Essere curiosi e ascoltare attivamente. Per me è fondamentale la formazione continua, continuare a imparare, dialogare con persone nuove e diverse perché questo ci espone continuamente a mettere in discussione la bontà e l’appropriatezza di quello che facciamo nel tempo che stiamo vivendo. Nelle riunioni passo più tempo ad ascoltare che a parlare, promuovo spesso sessioni di brainstorming, perché capita che la soluzione ad un problema arrivi da un ambito, in apparenza, totalmente, differente.
Appassionarsi al proprio lavoro. Essere appassionati al proprio lavoro è una leva fondamentale. Se gli altri intorno a noi dovessero notare che ci importa relativamente poco di ciò che facciamo, avremmo già perso una buona dose di credibilità nei loro confronti.
Saper adattare il proprio stile al contesto o situazione in cui ci si trova. A volte occorre uno stile direttivo: se le persone, come spesso abbiamo visto, ad esempio, nell’ultimo anno, hanno paura a prendere decisioni o assumersi responsabilità, il capo deve intervenire. Altre volte, invece, vince un stile empowering. Questa capacità di discernimento va allenata e non è certamente immediata.
A proposito di uno stile capace di adattarsi a situazioni e persone diverse…come gestire le nuove generazioni? Spesso in azienda i più giovani risultano essere quelli meno motivati e difficili da gestire. Noti che ci sia qualche aspetto da curare in modo particolare con i giovani?

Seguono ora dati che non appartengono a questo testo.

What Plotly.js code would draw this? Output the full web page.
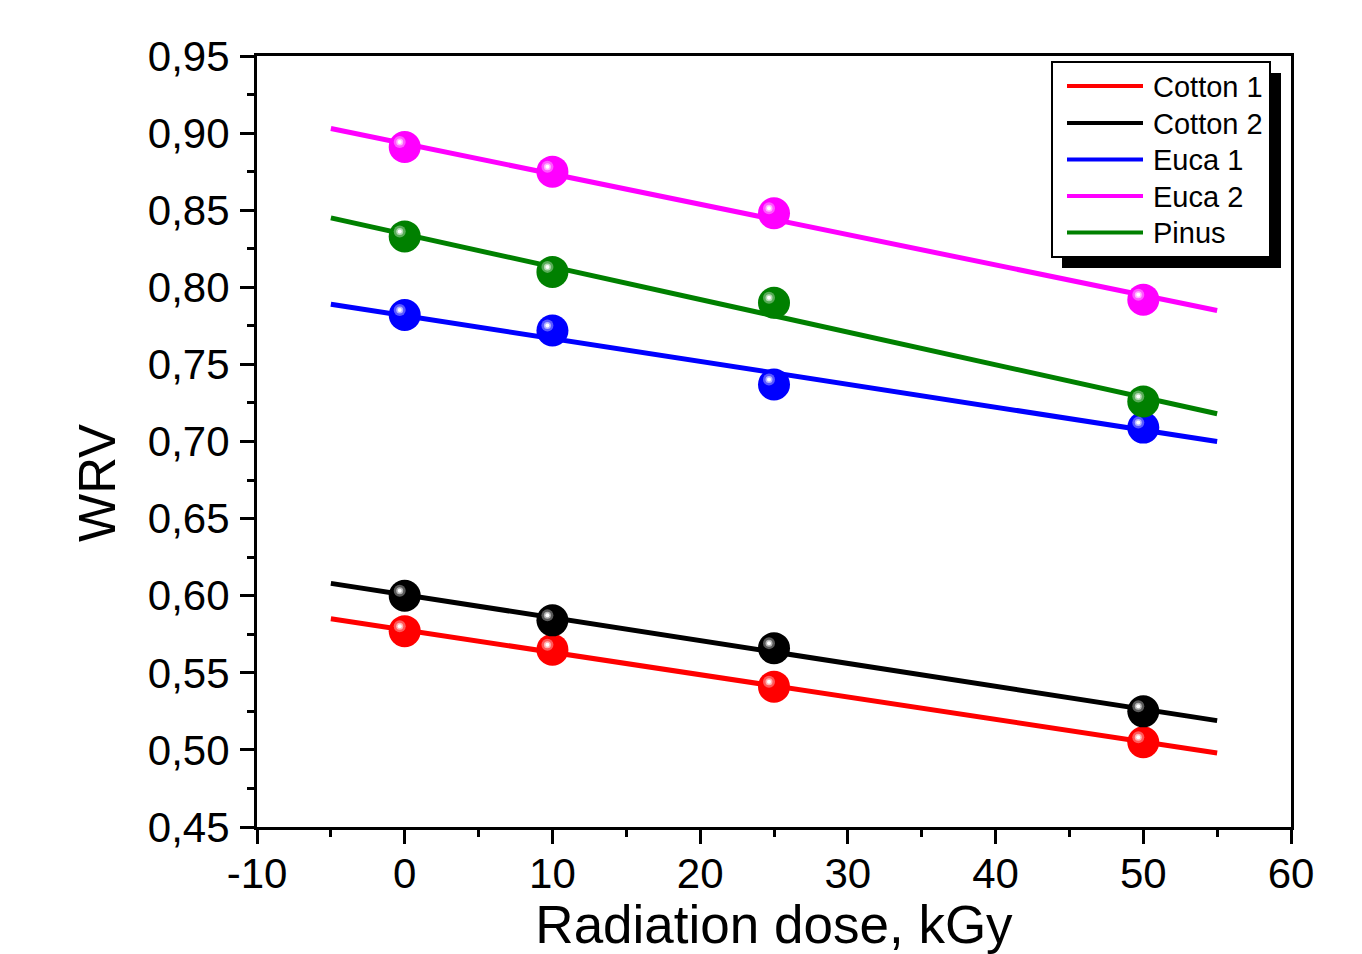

I giovani oggi capiscono molto bene il concetto di orizzontalità nel rapporto capo-collaboratore. Con loro non c’è quasi mai il problema di comunicare apertamente e in modo continuativo. Quello che fanno fatica a cogliere è la necessità di rispettare la gerarchia, l’autorità. Se il capo ti dedica del tempo per chiederti come stai, è perché gli sta a cuore sapere come sta andando, ma questo non fa di lui un tuo amico. Imparare il rispetto per la gerarchia è conveniente per un giovane che ambisce a diventare manager. Il manager, infatti, non è incaricato di svolgere una mansione specifica, ma è colui che si mette al servizio dei suoi collaboratori per far sì che questi abbiano tutti i mezzi necessari per svolgere loro tale mansione. Imparare a mettersi al servizio degli altri, e quindi , quando si è all’inizio della propria carriera, in primis del proprio capo, è una competenza fondamentale da imparare oggi per essere un buon manager domani. Ho notato che i giovani che capiscono questo, progrediscono molto più velocemente nel proprio percorso professionale, rispetto a chi invece vuole tutto, subito, senza aver capito bene, in fondo, cosa significa essere leader e avere cura dei propri collaboratori.
Grazie José Antonio, grazie a leader come te che in un difficile presente insegnano l’uso positivo degli strumenti tipici di un’organizzazione complessa; e che alimentano in tutti – vecchie e nuove generazioni - il coraggio e la consapevolezza necessari per andare verso il futuro.